**OBJECTIVE:** Locate every line that holds the string "this" and copy it.

(Rows from a dataset of charts and code)

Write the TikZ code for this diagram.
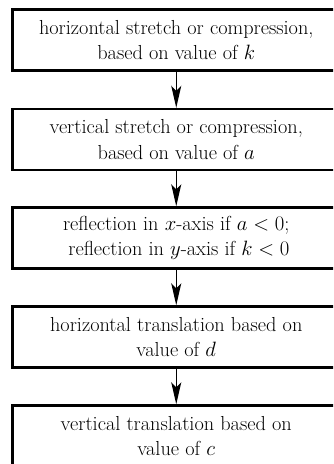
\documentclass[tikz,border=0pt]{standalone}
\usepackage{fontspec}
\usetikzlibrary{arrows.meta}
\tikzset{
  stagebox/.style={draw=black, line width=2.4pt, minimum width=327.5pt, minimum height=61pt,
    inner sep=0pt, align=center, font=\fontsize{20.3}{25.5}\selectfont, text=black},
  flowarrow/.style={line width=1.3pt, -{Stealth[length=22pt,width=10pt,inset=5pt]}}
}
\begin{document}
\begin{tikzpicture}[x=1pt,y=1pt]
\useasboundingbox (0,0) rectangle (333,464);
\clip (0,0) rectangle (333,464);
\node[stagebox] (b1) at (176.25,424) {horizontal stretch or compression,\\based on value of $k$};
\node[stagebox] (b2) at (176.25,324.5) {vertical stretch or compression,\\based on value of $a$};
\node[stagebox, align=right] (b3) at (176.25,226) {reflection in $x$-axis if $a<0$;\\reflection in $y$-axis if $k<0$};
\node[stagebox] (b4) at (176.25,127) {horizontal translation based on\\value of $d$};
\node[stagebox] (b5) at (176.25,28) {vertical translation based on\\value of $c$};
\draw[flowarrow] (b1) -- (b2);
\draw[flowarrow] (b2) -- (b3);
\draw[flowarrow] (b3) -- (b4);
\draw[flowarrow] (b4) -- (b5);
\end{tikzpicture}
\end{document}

* * *

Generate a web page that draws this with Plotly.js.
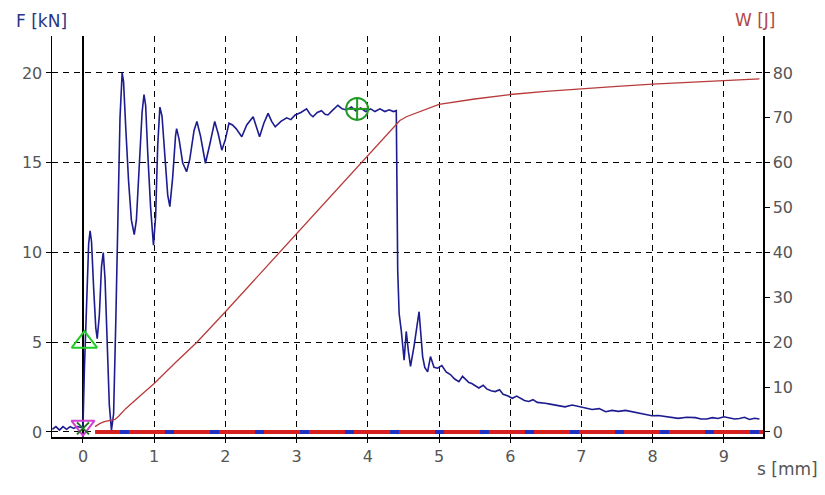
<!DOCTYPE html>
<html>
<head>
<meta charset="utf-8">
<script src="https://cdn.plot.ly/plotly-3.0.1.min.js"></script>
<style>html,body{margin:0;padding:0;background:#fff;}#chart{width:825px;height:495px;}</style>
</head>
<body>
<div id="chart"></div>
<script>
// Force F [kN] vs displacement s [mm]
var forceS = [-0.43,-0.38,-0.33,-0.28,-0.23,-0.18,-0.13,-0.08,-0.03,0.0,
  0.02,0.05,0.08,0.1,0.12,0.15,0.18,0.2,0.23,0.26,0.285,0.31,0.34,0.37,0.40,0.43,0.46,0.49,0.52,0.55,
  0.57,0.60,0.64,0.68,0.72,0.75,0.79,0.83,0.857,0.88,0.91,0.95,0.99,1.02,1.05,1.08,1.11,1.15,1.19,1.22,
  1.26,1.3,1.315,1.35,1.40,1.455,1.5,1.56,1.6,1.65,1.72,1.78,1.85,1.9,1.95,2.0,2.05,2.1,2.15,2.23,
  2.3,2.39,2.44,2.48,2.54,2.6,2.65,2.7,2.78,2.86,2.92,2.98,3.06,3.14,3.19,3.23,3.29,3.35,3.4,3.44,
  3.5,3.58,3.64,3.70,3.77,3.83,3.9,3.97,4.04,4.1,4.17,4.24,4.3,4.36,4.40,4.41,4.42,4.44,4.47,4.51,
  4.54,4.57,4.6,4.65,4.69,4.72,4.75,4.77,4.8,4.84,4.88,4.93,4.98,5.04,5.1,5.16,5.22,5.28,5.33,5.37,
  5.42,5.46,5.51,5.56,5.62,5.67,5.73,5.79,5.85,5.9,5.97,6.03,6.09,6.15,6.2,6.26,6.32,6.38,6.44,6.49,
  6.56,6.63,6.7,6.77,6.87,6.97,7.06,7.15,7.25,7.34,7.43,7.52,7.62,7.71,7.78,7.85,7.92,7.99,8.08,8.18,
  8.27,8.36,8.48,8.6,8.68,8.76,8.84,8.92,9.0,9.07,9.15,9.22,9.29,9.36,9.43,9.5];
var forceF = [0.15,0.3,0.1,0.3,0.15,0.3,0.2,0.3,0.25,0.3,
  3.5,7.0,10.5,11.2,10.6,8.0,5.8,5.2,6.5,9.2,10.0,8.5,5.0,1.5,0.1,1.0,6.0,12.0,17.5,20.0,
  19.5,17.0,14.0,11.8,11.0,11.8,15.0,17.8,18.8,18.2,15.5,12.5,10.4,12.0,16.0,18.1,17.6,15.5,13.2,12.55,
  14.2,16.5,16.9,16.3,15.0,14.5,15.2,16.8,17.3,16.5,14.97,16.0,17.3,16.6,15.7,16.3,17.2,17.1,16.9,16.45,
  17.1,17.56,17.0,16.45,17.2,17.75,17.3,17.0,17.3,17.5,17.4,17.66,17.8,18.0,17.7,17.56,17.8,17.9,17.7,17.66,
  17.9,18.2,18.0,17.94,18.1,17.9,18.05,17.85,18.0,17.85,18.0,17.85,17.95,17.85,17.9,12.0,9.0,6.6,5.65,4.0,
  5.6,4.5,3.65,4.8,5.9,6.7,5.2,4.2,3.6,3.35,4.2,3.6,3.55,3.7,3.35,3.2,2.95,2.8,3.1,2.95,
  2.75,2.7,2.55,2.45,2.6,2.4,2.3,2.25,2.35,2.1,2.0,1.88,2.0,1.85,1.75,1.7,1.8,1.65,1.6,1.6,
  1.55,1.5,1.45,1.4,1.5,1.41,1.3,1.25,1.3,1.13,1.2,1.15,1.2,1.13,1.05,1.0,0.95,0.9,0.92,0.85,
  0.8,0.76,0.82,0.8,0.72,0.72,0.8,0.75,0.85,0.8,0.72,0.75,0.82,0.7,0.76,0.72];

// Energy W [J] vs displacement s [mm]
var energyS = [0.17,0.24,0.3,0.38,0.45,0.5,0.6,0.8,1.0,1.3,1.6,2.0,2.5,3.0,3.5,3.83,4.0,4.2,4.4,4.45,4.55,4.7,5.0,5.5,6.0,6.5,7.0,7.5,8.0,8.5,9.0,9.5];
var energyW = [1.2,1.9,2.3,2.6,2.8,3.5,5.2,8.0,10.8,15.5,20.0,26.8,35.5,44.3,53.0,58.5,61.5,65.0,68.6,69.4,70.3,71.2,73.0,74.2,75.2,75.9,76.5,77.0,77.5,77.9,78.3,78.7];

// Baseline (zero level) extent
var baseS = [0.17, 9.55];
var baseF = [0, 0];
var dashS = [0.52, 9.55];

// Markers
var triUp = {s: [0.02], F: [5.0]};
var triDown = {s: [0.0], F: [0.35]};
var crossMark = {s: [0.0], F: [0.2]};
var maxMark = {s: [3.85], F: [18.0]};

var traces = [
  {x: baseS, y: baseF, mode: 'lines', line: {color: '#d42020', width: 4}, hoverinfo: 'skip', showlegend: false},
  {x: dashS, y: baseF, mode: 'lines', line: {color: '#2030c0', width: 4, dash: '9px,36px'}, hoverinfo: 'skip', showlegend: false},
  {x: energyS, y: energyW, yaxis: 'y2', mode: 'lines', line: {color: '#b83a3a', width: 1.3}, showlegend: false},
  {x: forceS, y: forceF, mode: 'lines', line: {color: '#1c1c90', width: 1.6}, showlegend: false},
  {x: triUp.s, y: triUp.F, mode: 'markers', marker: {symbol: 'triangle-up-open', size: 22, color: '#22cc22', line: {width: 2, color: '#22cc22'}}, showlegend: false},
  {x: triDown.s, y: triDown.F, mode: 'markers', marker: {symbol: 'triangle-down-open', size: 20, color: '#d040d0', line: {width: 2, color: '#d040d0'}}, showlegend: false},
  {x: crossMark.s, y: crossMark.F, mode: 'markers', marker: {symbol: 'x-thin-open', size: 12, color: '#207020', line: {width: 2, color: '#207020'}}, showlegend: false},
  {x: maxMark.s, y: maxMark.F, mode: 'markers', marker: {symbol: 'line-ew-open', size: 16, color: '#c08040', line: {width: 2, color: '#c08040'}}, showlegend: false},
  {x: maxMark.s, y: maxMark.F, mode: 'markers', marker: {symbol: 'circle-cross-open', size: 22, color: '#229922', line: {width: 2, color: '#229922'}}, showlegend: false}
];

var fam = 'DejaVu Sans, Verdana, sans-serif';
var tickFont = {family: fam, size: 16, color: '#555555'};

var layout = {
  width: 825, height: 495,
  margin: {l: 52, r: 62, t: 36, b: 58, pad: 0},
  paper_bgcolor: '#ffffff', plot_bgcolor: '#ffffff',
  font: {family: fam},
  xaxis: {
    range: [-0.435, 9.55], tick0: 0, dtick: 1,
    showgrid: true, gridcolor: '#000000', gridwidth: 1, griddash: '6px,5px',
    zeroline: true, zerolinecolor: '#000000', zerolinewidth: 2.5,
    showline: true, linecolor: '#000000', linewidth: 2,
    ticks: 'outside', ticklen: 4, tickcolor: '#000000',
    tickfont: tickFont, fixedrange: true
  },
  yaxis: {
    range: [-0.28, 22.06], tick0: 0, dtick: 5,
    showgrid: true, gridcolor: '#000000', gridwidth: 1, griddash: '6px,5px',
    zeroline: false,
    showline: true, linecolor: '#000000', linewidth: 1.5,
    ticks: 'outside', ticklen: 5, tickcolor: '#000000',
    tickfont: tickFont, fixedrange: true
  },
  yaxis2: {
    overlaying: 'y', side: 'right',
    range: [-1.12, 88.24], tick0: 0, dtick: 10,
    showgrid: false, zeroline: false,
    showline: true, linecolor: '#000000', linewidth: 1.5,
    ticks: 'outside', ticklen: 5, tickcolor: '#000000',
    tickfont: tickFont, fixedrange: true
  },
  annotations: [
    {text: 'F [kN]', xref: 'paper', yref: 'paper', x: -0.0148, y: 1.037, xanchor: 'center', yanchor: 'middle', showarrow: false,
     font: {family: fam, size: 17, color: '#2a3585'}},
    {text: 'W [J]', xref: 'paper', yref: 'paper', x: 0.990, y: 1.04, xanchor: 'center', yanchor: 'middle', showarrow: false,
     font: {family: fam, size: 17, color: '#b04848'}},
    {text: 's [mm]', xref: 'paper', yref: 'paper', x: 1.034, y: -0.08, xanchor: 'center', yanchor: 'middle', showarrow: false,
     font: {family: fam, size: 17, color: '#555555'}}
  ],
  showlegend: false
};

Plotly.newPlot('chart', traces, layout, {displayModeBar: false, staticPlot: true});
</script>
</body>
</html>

**THE ANSWER:**
Write the TikZ code for this diagram.
Generate a web page that draws this with Plotly.js.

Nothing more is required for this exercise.